----- DATASET SECTION
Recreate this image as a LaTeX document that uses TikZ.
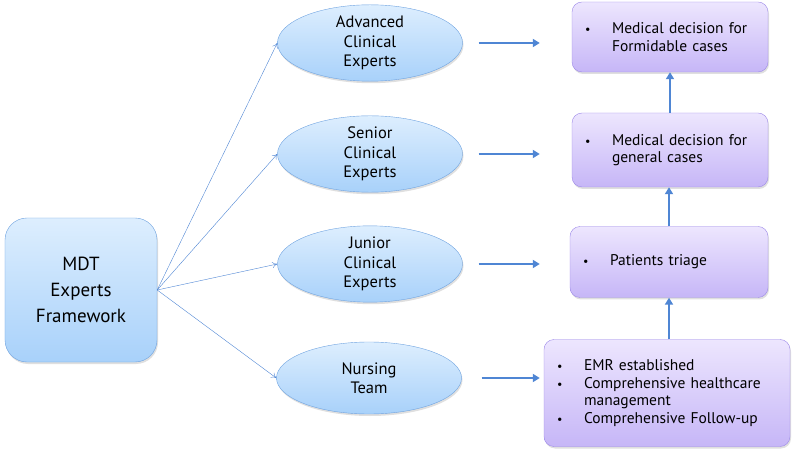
\documentclass[tikz,border=0pt]{standalone}
\usepackage{fontspec}
\setmainfont{PT Sans}
\usetikzlibrary{shapes.geometric,shadows,arrows.meta}

\definecolor{azulborde}{HTML}{6FA3E0}
\definecolor{azularriba}{HTML}{DDEEFE}
\definecolor{azulabajo}{HTML}{A8D1FA}
\definecolor{moradoborde}{HTML}{9C88E8}
\definecolor{moradoarriba}{HTML}{EDE6FE}
\definecolor{moradoabajo}{HTML}{C6B6F7}
\definecolor{flecha}{HTML}{4F86D4}

\newcommand{\punto}{\makebox[27bp][l]{\fontsize{12bp}{12bp}\selectfont\textbullet}}

\tikzset{
  marco/.style={draw=azulborde, top color=azularriba, bottom color=azulabajo,
    rounded corners=22bp, align=center, font=\fontsize{19bp}{26bp}\selectfont,
    drop shadow={opacity=0.25, shadow xshift=1bp, shadow yshift=-2bp}},
  nivel/.style={ellipse, draw=azulborde, top color=azularriba, bottom color=azulabajo,
    minimum width=185bp, minimum height=72bp, inner sep=0pt, align=center,
    font=\fontsize{16.5bp}{19.5bp}\selectfont,
    drop shadow={opacity=0.25, shadow xshift=1bp, shadow yshift=-2bp}},
  tarea/.style={draw=moradoborde, top color=moradoarriba, bottom color=moradoabajo,
    rounded corners=10bp, align=left, inner xsep=13bp,
    font=\fontsize{15.5bp}{17.5bp}\selectfont,
    drop shadow={opacity=0.25, shadow xshift=1bp, shadow yshift=-2bp}},
  fina/.style={draw=flecha, thin, -{To[length=5bp,width=6bp]}},
  gruesa/.style={draw=flecha, line width=2bp, -{Triangle[length=7bp,width=8bp]}}
}

\begin{document}
\begin{tikzpicture}[x=1bp, y=-1bp]
    \useasboundingbox (0,0) rectangle (794,455);
    % Marco principal
    \node[marco, minimum width=152bp, minimum height=144bp] (mdt) at (81,290)
      {MDT\\Experts\\Framework};
    % Niveles de expertos
    \node[nivel] (avanzado) at (370,43) {Advanced\\Clinical\\Experts};
    \node[nivel] (senior) at (370,154) {Senior\\Clinical\\Experts};
    \node[nivel] (junior) at (370,264) {Junior\\Clinical\\Experts};
    \node[nivel] (enfermeria) at (369,378) {Nursing\\Team};
    % Tareas de cada nivel
    \node[tarea, minimum width=196bp, minimum height=70bp, text width=170bp] (formidable) at (670,37)
      {\punto Medical decision for\\\hspace*{27bp}Formidable cases};
    \node[tarea, minimum width=196bp, minimum height=74bp, text width=170bp] (general) at (670,150)
      {\punto Medical decision for\\\hspace*{27bp}general cases};
    \node[tarea, minimum width=198bp, minimum height=71bp, text width=172bp] (triage) at (669,262)
      {\punto Patients triage};
    \node[tarea, minimum width=246bp, minimum height=107bp, text width=220bp] (registro) at (667,393)
      {\punto EMR established\\\punto Comprehensive healthcare\\\hspace*{27bp}management\\\punto Comprehensive Follow-up};
    % Flechas desde el marco
    \draw[fina] (mdt.east) -- (avanzado.west);
    \draw[fina] (mdt.east) -- (senior.west);
    \draw[fina] (mdt.east) -- (junior.west);
    \draw[fina] (mdt.east) -- (enfermeria.west);
    % Flechas hacia las tareas
    \draw[gruesa, shorten <=16bp, shorten >=32bp] (avanzado.east) -- (avanzado.east -| formidable.west);
    \draw[gruesa, shorten <=16bp, shorten >=32bp] (senior.east) -- (senior.east -| general.west);
    \draw[gruesa, shorten <=16bp, shorten >=30bp] (junior.east) -- (junior.east -| triage.west);
    \draw[gruesa, shorten <=20bp, shorten >=4bp] (enfermeria.east) -- (enfermeria.east -| registro.west);
    % Flechas entre tareas
    \draw[gruesa] (registro.north -| triage.south) -- (triage.south);
    \draw[gruesa] (triage.north) -- (general.south -| triage.north);
    \draw[gruesa] (general.north) -- (formidable.south);
\end{tikzpicture}
\end{document}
----------
_WHAT TO WORK ON_
Print the whole listing above once more, word for word, without its pictures.

_ANSWER FOR THE TASK_
Recreate this image as a LaTeX document that uses TikZ.
\documentclass[tikz,border=0pt]{standalone}
\usepackage{fontspec}
\setmainfont{PT Sans}
\usetikzlibrary{shapes.geometric,shadows,arrows.meta}

\definecolor{azulborde}{HTML}{6FA3E0}
\definecolor{azularriba}{HTML}{DDEEFE}
\definecolor{azulabajo}{HTML}{A8D1FA}
\definecolor{moradoborde}{HTML}{9C88E8}
\definecolor{moradoarriba}{HTML}{EDE6FE}
\definecolor{moradoabajo}{HTML}{C6B6F7}
\definecolor{flecha}{HTML}{4F86D4}

\newcommand{\punto}{\makebox[27bp][l]{\fontsize{12bp}{12bp}\selectfont\textbullet}}

\tikzset{
  marco/.style={draw=azulborde, top color=azularriba, bottom color=azulabajo,
    rounded corners=22bp, align=center, font=\fontsize{19bp}{26bp}\selectfont,
    drop shadow={opacity=0.25, shadow xshift=1bp, shadow yshift=-2bp}},
  nivel/.style={ellipse, draw=azulborde, top color=azularriba, bottom color=azulabajo,
    minimum width=185bp, minimum height=72bp, inner sep=0pt, align=center,
    font=\fontsize{16.5bp}{19.5bp}\selectfont,
    drop shadow={opacity=0.25, shadow xshift=1bp, shadow yshift=-2bp}},
  tarea/.style={draw=moradoborde, top color=moradoarriba, bottom color=moradoabajo,
    rounded corners=10bp, align=left, inner xsep=13bp,
    font=\fontsize{15.5bp}{17.5bp}\selectfont,
    drop shadow={opacity=0.25, shadow xshift=1bp, shadow yshift=-2bp}},
  fina/.style={draw=flecha, thin, -{To[length=5bp,width=6bp]}},
  gruesa/.style={draw=flecha, line width=2bp, -{Triangle[length=7bp,width=8bp]}}
}

\begin{document}
\begin{tikzpicture}[x=1bp, y=-1bp]
    \useasboundingbox (0,0) rectangle (794,455);
    % Marco principal
    \node[marco, minimum width=152bp, minimum height=144bp] (mdt) at (81,290)
      {MDT\\Experts\\Framework};
    % Niveles de expertos
    \node[nivel] (avanzado) at (370,43) {Advanced\\Clinical\\Experts};
    \node[nivel] (senior) at (370,154) {Senior\\Clinical\\Experts};
    \node[nivel] (junior) at (370,264) {Junior\\Clinical\\Experts};
    \node[nivel] (enfermeria) at (369,378) {Nursing\\Team};
    % Tareas de cada nivel
    \node[tarea, minimum width=196bp, minimum height=70bp, text width=170bp] (formidable) at (670,37)
      {\punto Medical decision for\\\hspace*{27bp}Formidable cases};
    \node[tarea, minimum width=196bp, minimum height=74bp, text width=170bp] (general) at (670,150)
      {\punto Medical decision for\\\hspace*{27bp}general cases};
    \node[tarea, minimum width=198bp, minimum height=71bp, text width=172bp] (triage) at (669,262)
      {\punto Patients triage};
    \node[tarea, minimum width=246bp, minimum height=107bp, text width=220bp] (registro) at (667,393)
      {\punto EMR established\\\punto Comprehensive healthcare\\\hspace*{27bp}management\\\punto Comprehensive Follow-up};
    % Flechas desde el marco
    \draw[fina] (mdt.east) -- (avanzado.west);
    \draw[fina] (mdt.east) -- (senior.west);
    \draw[fina] (mdt.east) -- (junior.west);
    \draw[fina] (mdt.east) -- (enfermeria.west);
    % Flechas hacia las tareas
    \draw[gruesa, shorten <=16bp, shorten >=32bp] (avanzado.east) -- (avanzado.east -| formidable.west);
    \draw[gruesa, shorten <=16bp, shorten >=32bp] (senior.east) -- (senior.east -| general.west);
    \draw[gruesa, shorten <=16bp, shorten >=30bp] (junior.east) -- (junior.east -| triage.west);
    \draw[gruesa, shorten <=20bp, shorten >=4bp] (enfermeria.east) -- (enfermeria.east -| registro.west);
    % Flechas entre tareas
    \draw[gruesa] (registro.north -| triage.south) -- (triage.south);
    \draw[gruesa] (triage.north) -- (general.south -| triage.north);
    \draw[gruesa] (general.north) -- (formidable.south);
\end{tikzpicture}
\end{document}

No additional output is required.